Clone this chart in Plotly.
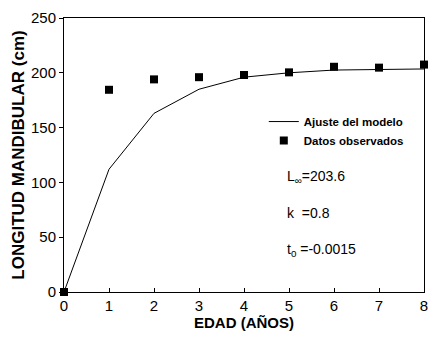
import plotly.graph_objects as go

edad = [0, 1, 2, 3, 4, 5, 6, 7, 8]
ajuste = [0, 112, 163, 185, 196, 200, 202.5, 203.2, 203.5]
observado = [0, 184.5, 194, 196, 198, 200.4, 205.5, 204.7, 207.5]

params = ["L<sub>∞</sub>=203.6", "k  =0.8", "t<sub>0</sub> =-0.0015"]
param_y = [105, 72, 38]

FONT = "Liberation Sans, Arial, sans-serif"

fig = go.Figure()
fig.add_trace(go.Scatter(x=edad, y=ajuste, mode="lines", name="Ajuste del modelo",
                         line=dict(color="black", width=1), cliponaxis=False))
fig.add_trace(go.Scatter(x=edad, y=observado, mode="markers", name="Datos observados",
                         marker=dict(symbol="square", color="black", size=8), cliponaxis=False))

for t, yv in zip(params, param_y):
    fig.add_annotation(x=4.9, y=yv, xref="x", yref="y", text=t, showarrow=False,
                       xanchor="left", yanchor="middle",
                       font=dict(family=FONT, size=14, color="black"))

fig.update_layout(
    width=428, height=342,
    margin=dict(l=64, r=4, t=18, b=50),
    paper_bgcolor="white", plot_bgcolor="white",
    font=dict(family=FONT, color="black"),
    showlegend=True,
    legend=dict(x=0.555, y=0.675, xanchor="left", yanchor="top",
                bgcolor="rgba(0,0,0,0)", itemwidth=30, tracegroupgap=0,
                font=dict(family=FONT, size=11.5, color="black", weight="bold")),
    xaxis=dict(range=[0, 8], tickvals=edad, showline=True, linecolor="black", linewidth=1,
               mirror=True, ticks="inside", ticklen=4, tickcolor="black", showgrid=False,
               zeroline=False, tickfont=dict(size=15), ticklabeloverflow="allow",
               automargin=False,
               title=dict(text="<b>EDAD (AÑOS)</b>", font=dict(size=15), standoff=4)),
    yaxis=dict(range=[0, 250], tickvals=[0, 50, 100, 150, 200, 250], showline=True,
               linecolor="black", linewidth=1, mirror=True, ticks="outside", ticklen=4,
               tickcolor="black", showgrid=False, zeroline=False, tickfont=dict(size=15),
               ticklabeloverflow="allow", automargin=False,
               title=dict(text="<b>LONGITUD MANDIBULAR (cm)</b>", font=dict(size=17), standoff=2)),
)

fig.write_html("out.html", config={"displayModeBar": False},
               post_script="document.body.style.margin='0px';document.body.style.overflow='hidden';")
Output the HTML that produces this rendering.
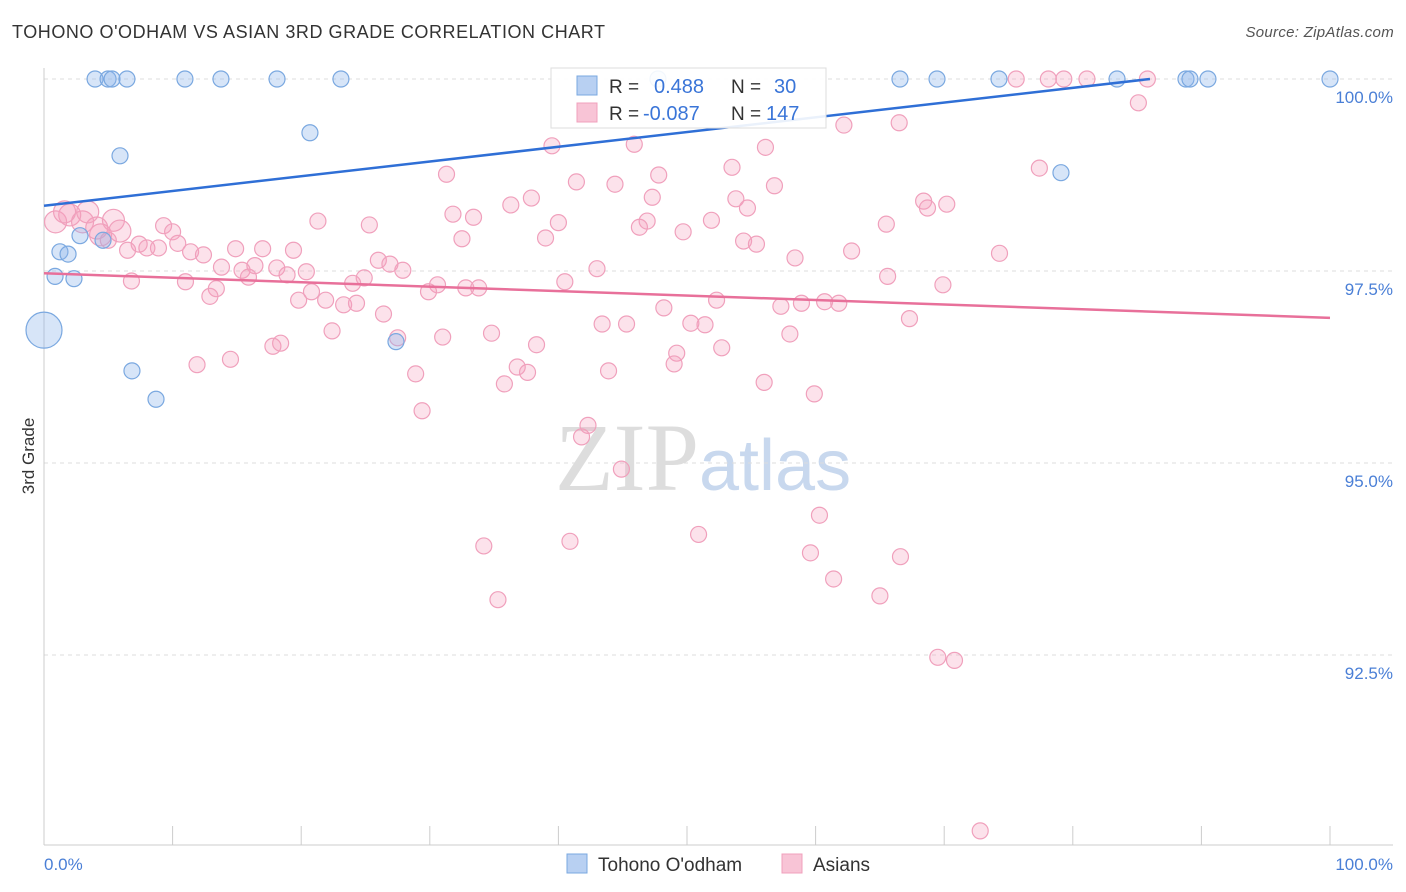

^^^^^^^^

*Work to do:* Print all the records again exactly; do not include any picture.

*Solution:*
Clone this chart in Plotly.
import plotly.graph_objects as go

edad = [0, 1, 2, 3, 4, 5, 6, 7, 8]
ajuste = [0, 112, 163, 185, 196, 200, 202.5, 203.2, 203.5]
observado = [0, 184.5, 194, 196, 198, 200.4, 205.5, 204.7, 207.5]

params = ["L<sub>∞</sub>=203.6", "k  =0.8", "t<sub>0</sub> =-0.0015"]
param_y = [105, 72, 38]

FONT = "Liberation Sans, Arial, sans-serif"

fig = go.Figure()
fig.add_trace(go.Scatter(x=edad, y=ajuste, mode="lines", name="Ajuste del modelo",
                         line=dict(color="black", width=1), cliponaxis=False))
fig.add_trace(go.Scatter(x=edad, y=observado, mode="markers", name="Datos observados",
                         marker=dict(symbol="square", color="black", size=8), cliponaxis=False))

for t, yv in zip(params, param_y):
    fig.add_annotation(x=4.9, y=yv, xref="x", yref="y", text=t, showarrow=False,
                       xanchor="left", yanchor="middle",
                       font=dict(family=FONT, size=14, color="black"))

fig.update_layout(
    width=428, height=342,
    margin=dict(l=64, r=4, t=18, b=50),
    paper_bgcolor="white", plot_bgcolor="white",
    font=dict(family=FONT, color="black"),
    showlegend=True,
    legend=dict(x=0.555, y=0.675, xanchor="left", yanchor="top",
                bgcolor="rgba(0,0,0,0)", itemwidth=30, tracegroupgap=0,
                font=dict(family=FONT, size=11.5, color="black", weight="bold")),
    xaxis=dict(range=[0, 8], tickvals=edad, showline=True, linecolor="black", linewidth=1,
               mirror=True, ticks="inside", ticklen=4, tickcolor="black", showgrid=False,
               zeroline=False, tickfont=dict(size=15), ticklabeloverflow="allow",
               automargin=False,
               title=dict(text="<b>EDAD (AÑOS)</b>", font=dict(size=15), standoff=4)),
    yaxis=dict(range=[0, 250], tickvals=[0, 50, 100, 150, 200, 250], showline=True,
               linecolor="black", linewidth=1, mirror=True, ticks="outside", ticklen=4,
               tickcolor="black", showgrid=False, zeroline=False, tickfont=dict(size=15),
               ticklabeloverflow="allow", automargin=False,
               title=dict(text="<b>LONGITUD MANDIBULAR (cm)</b>", font=dict(size=17), standoff=2)),
)

fig.write_html("out.html", config={"displayModeBar": False},
               post_script="document.body.style.margin='0px';document.body.style.overflow='hidden';")
Output the HTML that produces this rendering.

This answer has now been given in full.